La mise en œuvre des clauses de résiliation unilatérale
La mise en œuvre d’une clause de résiliation unilatérale doit suivre un processus rigoureux pour être valable :
1. Respect des conditions préalables : La partie qui souhaite résilier le contrat doit s’assurer que les conditions prévues par la clause sont effectivement remplies. Il peut s’agir d’un manquement spécifique de l’autre partie ou de la survenance d’un événement particulier.
2. Notification formelle : La résiliation doit être notifiée à l’autre partie de manière formelle, généralement par lettre recommandée avec accusé de réception. Cette notification doit être claire et sans ambiguïté quant à l’intention de résilier le contrat.
3. Respect du préavis : Si la clause prévoit un délai de préavis, celui-ci doit être strictement respecté. Le non-respect du préavis peut entraîner la nullité de la résiliation et ouvrir droit à des dommages et intérêts pour l’autre partie.
4. Motivation de la résiliation : Bien que non systématiquement obligatoire, la motivation de la résiliation peut être judicieuse, surtout si la clause le prévoit ou si le contexte laisse présager un éventuel contentieux.
Les conséquences de la résiliation
La résiliation du contrat entraîne sa cessation pour l’avenir. Les parties sont libérées de leurs obligations, mais les clauses destinées à produire effet après la fin du contrat (confidentialité, non-concurrence, etc.) restent en vigueur. La partie qui résilie peut être tenue de verser une indemnité si la clause le prévoit ou si la résiliation est jugée abusive.
L’évolution jurisprudentielle et les perspectives futures
La jurisprudence relative aux clauses de résiliation unilatérale continue d’évoluer, reflétant les changements dans les pratiques commerciales et les attentes sociétales :
1. Renforcement du contrôle de l’abus : Les tribunaux tendent à exercer un contrôle plus strict sur la mise en œuvre des clauses de résiliation unilatérale, veillant à ce qu’elles ne soient pas utilisées de manière abusive ou disproportionnée.
2. Prise en compte de la dépendance économique : La Cour de cassation a récemment considéré que la dépendance économique d’une partie pouvait être un facteur à prendre en compte dans l’appréciation de la validité d’une clause de résiliation unilatérale.
3. Harmonisation européenne : Les initiatives d’harmonisation du droit des contrats au niveau européen pourraient à terme influencer le régime des clauses de résiliation unilatérale en droit français.

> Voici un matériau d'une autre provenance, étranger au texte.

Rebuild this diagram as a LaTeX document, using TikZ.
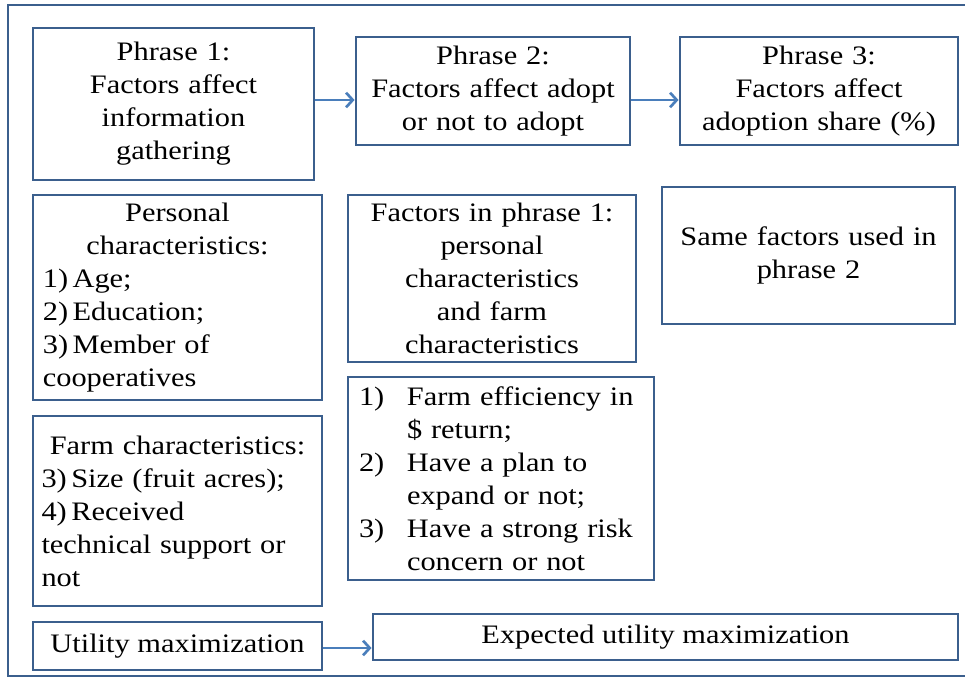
\documentclass[tikz,border=0pt]{standalone}
\usepackage{fontspec}
\setmainfont[FakeStretch=1.14]{Liberation Serif}
\usetikzlibrary{arrows.meta,positioning}
\definecolor{boxline}{HTML}{3B5F8D}
\definecolor{arrowline}{HTML}{4A7EBB}

\begin{document}
\begin{tikzpicture}[x=0.75pt, y=-0.75pt,
  font=\fontsize{20}{24.75}\selectfont,
  box/.style={draw=boxline, line width=2.2pt, inner sep=0pt, align=center},
  link/.style={draw=arrowline, line width=2pt, -{Straight Barb[length=5pt,width=11pt]}}]
  \useasboundingbox (0,0) rectangle (965,678);
  \draw[boxline, line width=1.7pt] (8,5) rectangle (985,676);

  % top row: the three phrases
  \node[box, minimum width=210.75pt, minimum height=114pt, text width=204pt] (phr1) at (173.5,104)
    {Phrase 1:\\Factors affect\\information\\gathering};
  \node[box, minimum width=205.5pt, minimum height=81pt, text width=200pt] (phr2) at (493,91)
    {Phrase 2:\\Factors affect adopt\\or not to adopt};
  \node[box, minimum width=208.5pt, minimum height=81pt, text width=202pt] (phr3) at (819,91)
    {Phrase 3:\\Factors affect\\adoption share (\%)};

  % factors
  \node[box, align=left, minimum width=216.75pt, minimum height=153.75pt, text width=202pt] (pers) at (177.5,297.5)
    {{\centering Personal\\characteristics:\par}1)\,Age;\\2)\,Education;\\3)\,Member of\\cooperatives};
  \node[box, minimum width=216pt, minimum height=125.25pt, text width=210pt] (same1) at (492,278.5)
    {Factors in phrase 1:\\personal\\characteristics\\and farm\\characteristics};
  \node[box, minimum width=219.75pt, minimum height=102.75pt, text width=212pt] (same2) at (808.5,255.5)
    {Same factors used in\\phrase 2};
  \node[box, align=left, minimum width=229.5pt, minimum height=152.25pt, text width=213pt] (extra) at (501,478.5)
    {\makebox[36pt][l]{1)}Farm efficiency in\\\hspace*{36pt}\$ return;\\
     \makebox[36pt][l]{2)}Have a plan to\\\hspace*{36pt}expand or not;\\
     \makebox[36pt][l]{3)}Have a strong risk\\\hspace*{36pt}concern or not};
  \node[box, align=left, minimum width=216.75pt, minimum height=142.5pt, text width=204pt] (farm) at (177.5,511)
    {{\centering Farm characteristics:\par}3)\,Size (fruit acres);\\4)\,Received\\technical support or\\not};

  % bottom row
  \node[box, minimum width=216.75pt, minimum height=36pt] (util) at (177.5,646) {Utility maximization};
  \node[box, minimum width=438.75pt, minimum height=34.5pt] (eutil) at (665.5,637) {Expected utility maximization};

  \draw[link] ([yshift=3pt]phr1.east) -- ([yshift=3pt]phr1.east -| phr2.west);
  \draw[link] ([yshift=-6.75pt]phr2.east) -- ([yshift=-6.75pt]phr2.east -| phr3.west);
  \draw[link] ([yshift=-1.5pt]util.east) -- ([yshift=-1.5pt]util.east -| eutil.west);
\end{tikzpicture}
\end{document}
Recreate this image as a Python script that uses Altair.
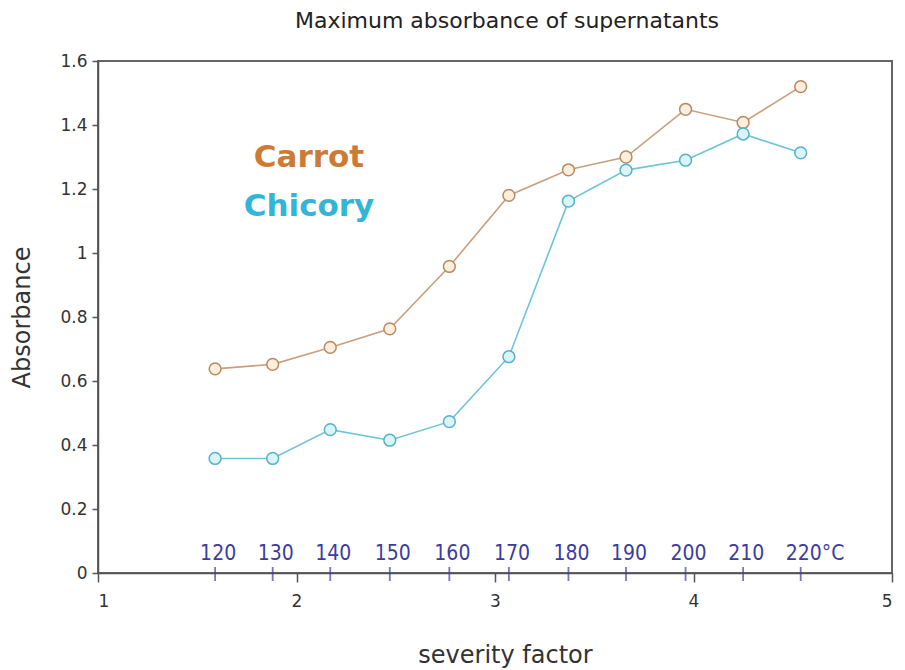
import altair as alt
import pandas as pd

# ---- data ----
severity = [1.59, 1.88, 2.17, 2.47, 2.77, 3.07, 3.37, 3.66, 3.96, 4.25, 4.54]
temperature_labels = ["120", "130", "140", "150", "160", "170", "180", "190", "200", "210", "220°C"]
carrot = [0.638, 0.652, 0.705, 0.763, 0.958, 1.180, 1.260, 1.300, 1.449, 1.408, 1.520]
chicory = [0.358, 0.358, 0.448, 0.415, 0.473, 0.676, 1.162, 1.259, 1.290, 1.372, 1.313]

series_names = ["Carrot", "Chicory"]
line_colors = ["#c9a07e", "#6cc6d6"]
marker_strokes = ["#b98a62", "#56b2c8"]
marker_fills = ["#fdeedd", "#daf5fa"]
legend_colors = ["#cc7a34", "#33b5d8"]
legend_x = [2.063, 2.063]
legend_y = [1.297, 1.144]

x_ticks = [1, 2, 3, 4, 5]
y_ticks = [0, 0.2, 0.4, 0.6, 0.8, 1.0, 1.2, 1.4, 1.6]

df = pd.DataFrame({
    "severity": severity * 2,
    "absorbance": carrot + chicory,
    "series": ["Carrot"] * len(carrot) + ["Chicory"] * len(chicory),
})
temp_df = pd.DataFrame({"severity": severity, "label": temperature_labels})

W, H = 794, 512
FONT = "DejaVu Sans"

xs = alt.Scale(domain=[1, 5], nice=False, zero=False)
ys = alt.Scale(domain=[0, 1.6], nice=False, zero=False)

x_axis = alt.Axis(
    values=x_ticks, format="d", title="severity factor", grid=False,
    domainColor="#555555", domainWidth=1.5, tickColor="#555555", tickSize=9, tickWidth=1.5,
    labelFont=FONT, labelFontSize=17, labelColor="#333333", labelPadding=11,
    titleFont=FONT, titleFontSize=24, titleFontWeight="normal", titleColor="#333333",
    titleX=407, titleY=82, titleBaseline="middle",
)
y_axis = alt.Axis(
    values=y_ticks, format="~g", title="Absorbance", grid=False,
    domainColor="#555555", domainWidth=1.5, tickColor="#555555", tickSize=6, tickWidth=1.5,
    labelFont=FONT, labelFontSize=17, labelColor="#333333", labelPadding=5,
    titleFont=FONT, titleFontSize=24, titleFontWeight="normal", titleColor="#333333",
    titleX=-76, titleBaseline="middle", titleAngle=270,
)

color_scale = alt.Scale(domain=series_names, range=line_colors)
stroke_scale = alt.Scale(domain=series_names, range=marker_strokes)
fill_scale = alt.Scale(domain=series_names, range=marker_fills)

lines = alt.Chart(df).mark_line(strokeWidth=1.6).encode(
    x=alt.X("severity:Q", scale=xs, axis=x_axis),
    y=alt.Y("absorbance:Q", scale=ys, axis=y_axis),
    color=alt.Color("series:N", scale=color_scale, legend=None),
)

points = alt.Chart(df).mark_point(shape="circle", size=140, strokeWidth=1.5, opacity=1, fillOpacity=1).encode(
    x=alt.X("severity:Q", scale=xs),
    y=alt.Y("absorbance:Q", scale=ys),
    stroke=alt.Stroke("series:N", scale=stroke_scale, legend=None),
    fill=alt.Fill("series:N", scale=fill_scale, legend=None),
)

temp_ticks = alt.Chart(temp_df).mark_tick(orient="vertical", size=14, thickness=1.8, color="#3c3c9c", yOffset=1).encode(
    x=alt.X("severity:Q", scale=xs),
    y=alt.datum(0, scale=ys),
)

temp_text = alt.Chart(temp_df).mark_text(
    font="Liberation Sans Narrow, DejaVu Sans Condensed, sans-serif", fontSize=21, color="#3c3c9c",
    align="left", baseline="middle", dx=-15, dy=-19,
).encode(
    x=alt.X("severity:Q", scale=xs),
    y=alt.datum(0, scale=ys),
    text="label:N",
)

legend_layers = []
for name, col, lx, ly in zip(series_names, legend_colors, legend_x, legend_y):
    legend_layers.append(
        alt.Chart(pd.DataFrame({"x": [lx], "y": [ly], "t": [name]})).mark_text(
            font=FONT, fontSize=31, fontWeight="bold", color=col, align="center", baseline="middle",
        ).encode(
            x=alt.X("x:Q", scale=xs),
            y=alt.Y("y:Q", scale=ys),
            text="t:N",
        )
    )

chart = alt.layer(lines, points, temp_ticks, temp_text, *legend_layers).properties(
    width=W, height=H,
    title=alt.TitleParams(
        "Maximum absorbance of supernatants", font=FONT, fontSize=22, fontWeight="normal",
        color="#222222", anchor="middle", dx=12, offset=19,
    ),
    autosize=alt.AutoSizeParams(type="none"),
    padding={"left": 90, "top": 53, "right": 5, "bottom": 96},
).configure_view(
    stroke="#666666", strokeWidth=2,
)

chart.save("out.html", embed_options={"renderer": "svg", "actions": False})
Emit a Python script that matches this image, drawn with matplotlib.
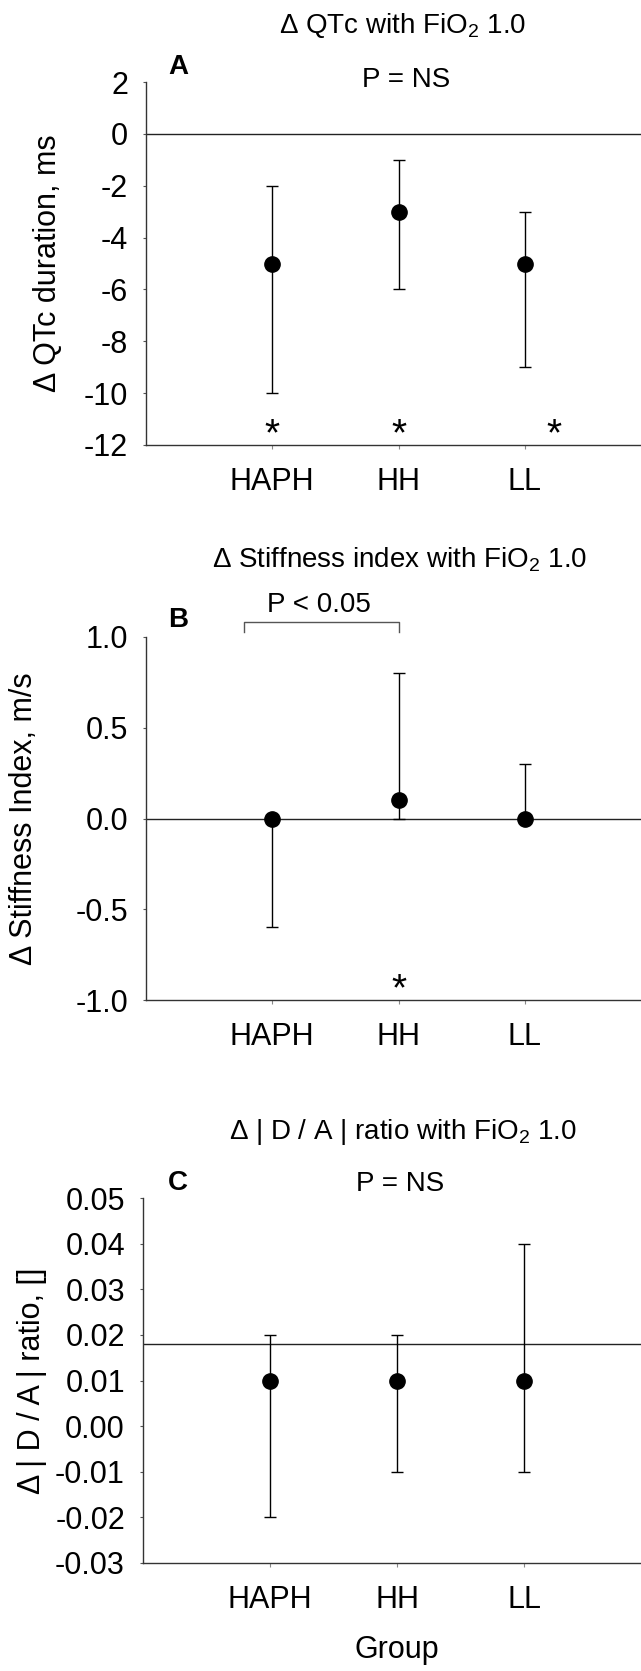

4. Digitalisation des contrats : L’essor des contrats électroniques et des smart contracts soulève de nouvelles questions quant à la mise en œuvre automatisée des clauses de résiliation unilatérale.
Vers une standardisation des clauses ?
Face à la complexité croissante du régime juridique des clauses de résiliation unilatérale, on observe une tendance à la standardisation de ces clauses dans certains secteurs d’activité. Cette standardisation vise à sécuriser les relations contractuelles tout en réduisant les risques de contentieux.
En définitive, la validité des clauses de résiliation unilatérale dans les contrats de service repose sur un équilibre délicat entre la liberté contractuelle et la protection des parties. Leur rédaction et leur mise en œuvre requièrent une attention particulière et une expertise juridique approfondie. À mesure que le droit des contrats évolue, ces clauses continueront sans doute à faire l’objet d’adaptations et de précisions jurisprudentielles, reflétant les enjeux économiques et sociaux de notre époque.